[Raw data]

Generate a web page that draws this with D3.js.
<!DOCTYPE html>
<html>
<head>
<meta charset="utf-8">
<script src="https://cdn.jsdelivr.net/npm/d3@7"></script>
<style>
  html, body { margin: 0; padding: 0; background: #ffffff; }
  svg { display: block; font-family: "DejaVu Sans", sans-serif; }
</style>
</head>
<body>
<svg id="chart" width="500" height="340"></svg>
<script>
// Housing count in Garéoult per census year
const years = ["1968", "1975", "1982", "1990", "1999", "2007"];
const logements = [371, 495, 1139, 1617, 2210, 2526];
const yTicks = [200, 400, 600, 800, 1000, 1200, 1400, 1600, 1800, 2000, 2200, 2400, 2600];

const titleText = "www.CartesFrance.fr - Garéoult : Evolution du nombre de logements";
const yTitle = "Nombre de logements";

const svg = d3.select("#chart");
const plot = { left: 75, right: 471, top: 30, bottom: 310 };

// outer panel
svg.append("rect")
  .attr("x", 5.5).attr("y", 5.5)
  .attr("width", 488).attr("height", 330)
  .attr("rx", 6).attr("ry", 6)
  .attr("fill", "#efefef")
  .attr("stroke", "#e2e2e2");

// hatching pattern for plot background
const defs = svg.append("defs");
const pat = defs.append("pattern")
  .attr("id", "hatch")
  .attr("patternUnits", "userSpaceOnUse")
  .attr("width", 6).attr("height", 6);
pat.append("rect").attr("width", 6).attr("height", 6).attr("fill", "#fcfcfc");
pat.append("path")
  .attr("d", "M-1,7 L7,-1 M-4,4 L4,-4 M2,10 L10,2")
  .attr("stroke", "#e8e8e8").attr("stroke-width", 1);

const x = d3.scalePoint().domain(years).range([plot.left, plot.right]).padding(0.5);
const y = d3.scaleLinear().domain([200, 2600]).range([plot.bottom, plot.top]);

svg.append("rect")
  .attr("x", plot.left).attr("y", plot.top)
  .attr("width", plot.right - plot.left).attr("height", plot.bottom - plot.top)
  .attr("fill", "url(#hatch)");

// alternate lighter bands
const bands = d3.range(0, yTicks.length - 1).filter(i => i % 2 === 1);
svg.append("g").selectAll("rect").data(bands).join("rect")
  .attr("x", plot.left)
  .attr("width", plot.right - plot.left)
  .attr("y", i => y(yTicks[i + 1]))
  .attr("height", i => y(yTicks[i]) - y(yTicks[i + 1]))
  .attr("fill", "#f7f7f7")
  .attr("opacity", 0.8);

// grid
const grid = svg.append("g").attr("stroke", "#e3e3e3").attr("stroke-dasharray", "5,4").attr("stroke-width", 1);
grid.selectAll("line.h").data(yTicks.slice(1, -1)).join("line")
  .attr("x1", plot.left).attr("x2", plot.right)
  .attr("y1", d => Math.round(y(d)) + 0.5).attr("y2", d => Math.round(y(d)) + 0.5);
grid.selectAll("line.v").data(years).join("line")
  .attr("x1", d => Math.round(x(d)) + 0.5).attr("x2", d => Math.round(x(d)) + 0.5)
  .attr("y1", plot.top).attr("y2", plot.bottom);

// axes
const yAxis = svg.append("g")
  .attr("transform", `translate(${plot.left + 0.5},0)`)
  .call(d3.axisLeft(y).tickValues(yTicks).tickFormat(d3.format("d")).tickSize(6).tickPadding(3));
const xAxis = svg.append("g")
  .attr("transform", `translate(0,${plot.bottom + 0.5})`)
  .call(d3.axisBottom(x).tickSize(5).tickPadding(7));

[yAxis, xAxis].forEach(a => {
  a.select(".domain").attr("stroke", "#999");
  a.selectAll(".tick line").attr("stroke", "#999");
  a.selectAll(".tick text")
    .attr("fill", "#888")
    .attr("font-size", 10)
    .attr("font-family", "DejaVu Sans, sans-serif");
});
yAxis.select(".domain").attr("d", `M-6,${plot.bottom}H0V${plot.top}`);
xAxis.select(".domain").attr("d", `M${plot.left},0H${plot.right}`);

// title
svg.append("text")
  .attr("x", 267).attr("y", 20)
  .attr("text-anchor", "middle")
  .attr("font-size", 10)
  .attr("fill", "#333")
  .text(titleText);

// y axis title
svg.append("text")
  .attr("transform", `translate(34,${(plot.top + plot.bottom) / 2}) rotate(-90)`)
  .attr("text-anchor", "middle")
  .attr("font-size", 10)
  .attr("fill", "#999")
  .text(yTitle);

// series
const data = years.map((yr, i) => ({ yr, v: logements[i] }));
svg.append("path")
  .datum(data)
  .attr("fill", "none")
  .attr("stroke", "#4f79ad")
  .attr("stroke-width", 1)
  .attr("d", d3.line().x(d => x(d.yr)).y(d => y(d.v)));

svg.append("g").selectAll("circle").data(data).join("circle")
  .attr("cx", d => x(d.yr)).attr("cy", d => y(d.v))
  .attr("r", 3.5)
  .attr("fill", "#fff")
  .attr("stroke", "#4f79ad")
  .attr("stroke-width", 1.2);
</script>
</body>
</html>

[Your instructions] Retype all of the material, keeping each line exact.

[Task solution]
Generate a web page that draws this with D3.js.
<!DOCTYPE html>
<html>
<head>
<meta charset="utf-8">
<script src="https://cdn.jsdelivr.net/npm/d3@7"></script>
<style>
  html, body { margin: 0; padding: 0; background: #ffffff; }
  svg { display: block; font-family: "DejaVu Sans", sans-serif; }
</style>
</head>
<body>
<svg id="chart" width="500" height="340"></svg>
<script>
// Housing count in Garéoult per census year
const years = ["1968", "1975", "1982", "1990", "1999", "2007"];
const logements = [371, 495, 1139, 1617, 2210, 2526];
const yTicks = [200, 400, 600, 800, 1000, 1200, 1400, 1600, 1800, 2000, 2200, 2400, 2600];

const titleText = "www.CartesFrance.fr - Garéoult : Evolution du nombre de logements";
const yTitle = "Nombre de logements";

const svg = d3.select("#chart");
const plot = { left: 75, right: 471, top: 30, bottom: 310 };

// outer panel
svg.append("rect")
  .attr("x", 5.5).attr("y", 5.5)
  .attr("width", 488).attr("height", 330)
  .attr("rx", 6).attr("ry", 6)
  .attr("fill", "#efefef")
  .attr("stroke", "#e2e2e2");

// hatching pattern for plot background
const defs = svg.append("defs");
const pat = defs.append("pattern")
  .attr("id", "hatch")
  .attr("patternUnits", "userSpaceOnUse")
  .attr("width", 6).attr("height", 6);
pat.append("rect").attr("width", 6).attr("height", 6).attr("fill", "#fcfcfc");
pat.append("path")
  .attr("d", "M-1,7 L7,-1 M-4,4 L4,-4 M2,10 L10,2")
  .attr("stroke", "#e8e8e8").attr("stroke-width", 1);

const x = d3.scalePoint().domain(years).range([plot.left, plot.right]).padding(0.5);
const y = d3.scaleLinear().domain([200, 2600]).range([plot.bottom, plot.top]);

svg.append("rect")
  .attr("x", plot.left).attr("y", plot.top)
  .attr("width", plot.right - plot.left).attr("height", plot.bottom - plot.top)
  .attr("fill", "url(#hatch)");

// alternate lighter bands
const bands = d3.range(0, yTicks.length - 1).filter(i => i % 2 === 1);
svg.append("g").selectAll("rect").data(bands).join("rect")
  .attr("x", plot.left)
  .attr("width", plot.right - plot.left)
  .attr("y", i => y(yTicks[i + 1]))
  .attr("height", i => y(yTicks[i]) - y(yTicks[i + 1]))
  .attr("fill", "#f7f7f7")
  .attr("opacity", 0.8);

// grid
const grid = svg.append("g").attr("stroke", "#e3e3e3").attr("stroke-dasharray", "5,4").attr("stroke-width", 1);
grid.selectAll("line.h").data(yTicks.slice(1, -1)).join("line")
  .attr("x1", plot.left).attr("x2", plot.right)
  .attr("y1", d => Math.round(y(d)) + 0.5).attr("y2", d => Math.round(y(d)) + 0.5);
grid.selectAll("line.v").data(years).join("line")
  .attr("x1", d => Math.round(x(d)) + 0.5).attr("x2", d => Math.round(x(d)) + 0.5)
  .attr("y1", plot.top).attr("y2", plot.bottom);

// axes
const yAxis = svg.append("g")
  .attr("transform", `translate(${plot.left + 0.5},0)`)
  .call(d3.axisLeft(y).tickValues(yTicks).tickFormat(d3.format("d")).tickSize(6).tickPadding(3));
const xAxis = svg.append("g")
  .attr("transform", `translate(0,${plot.bottom + 0.5})`)
  .call(d3.axisBottom(x).tickSize(5).tickPadding(7));

[yAxis, xAxis].forEach(a => {
  a.select(".domain").attr("stroke", "#999");
  a.selectAll(".tick line").attr("stroke", "#999");
  a.selectAll(".tick text")
    .attr("fill", "#888")
    .attr("font-size", 10)
    .attr("font-family", "DejaVu Sans, sans-serif");
});
yAxis.select(".domain").attr("d", `M-6,${plot.bottom}H0V${plot.top}`);
xAxis.select(".domain").attr("d", `M${plot.left},0H${plot.right}`);

// title
svg.append("text")
  .attr("x", 267).attr("y", 20)
  .attr("text-anchor", "middle")
  .attr("font-size", 10)
  .attr("fill", "#333")
  .text(titleText);

// y axis title
svg.append("text")
  .attr("transform", `translate(34,${(plot.top + plot.bottom) / 2}) rotate(-90)`)
  .attr("text-anchor", "middle")
  .attr("font-size", 10)
  .attr("fill", "#999")
  .text(yTitle);

// series
const data = years.map((yr, i) => ({ yr, v: logements[i] }));
svg.append("path")
  .datum(data)
  .attr("fill", "none")
  .attr("stroke", "#4f79ad")
  .attr("stroke-width", 1)
  .attr("d", d3.line().x(d => x(d.yr)).y(d => y(d.v)));

svg.append("g").selectAll("circle").data(data).join("circle")
  .attr("cx", d => x(d.yr)).attr("cy", d => y(d.v))
  .attr("r", 3.5)
  .attr("fill", "#fff")
  .attr("stroke", "#4f79ad")
  .attr("stroke-width", 1.2);
</script>
</body>
</html>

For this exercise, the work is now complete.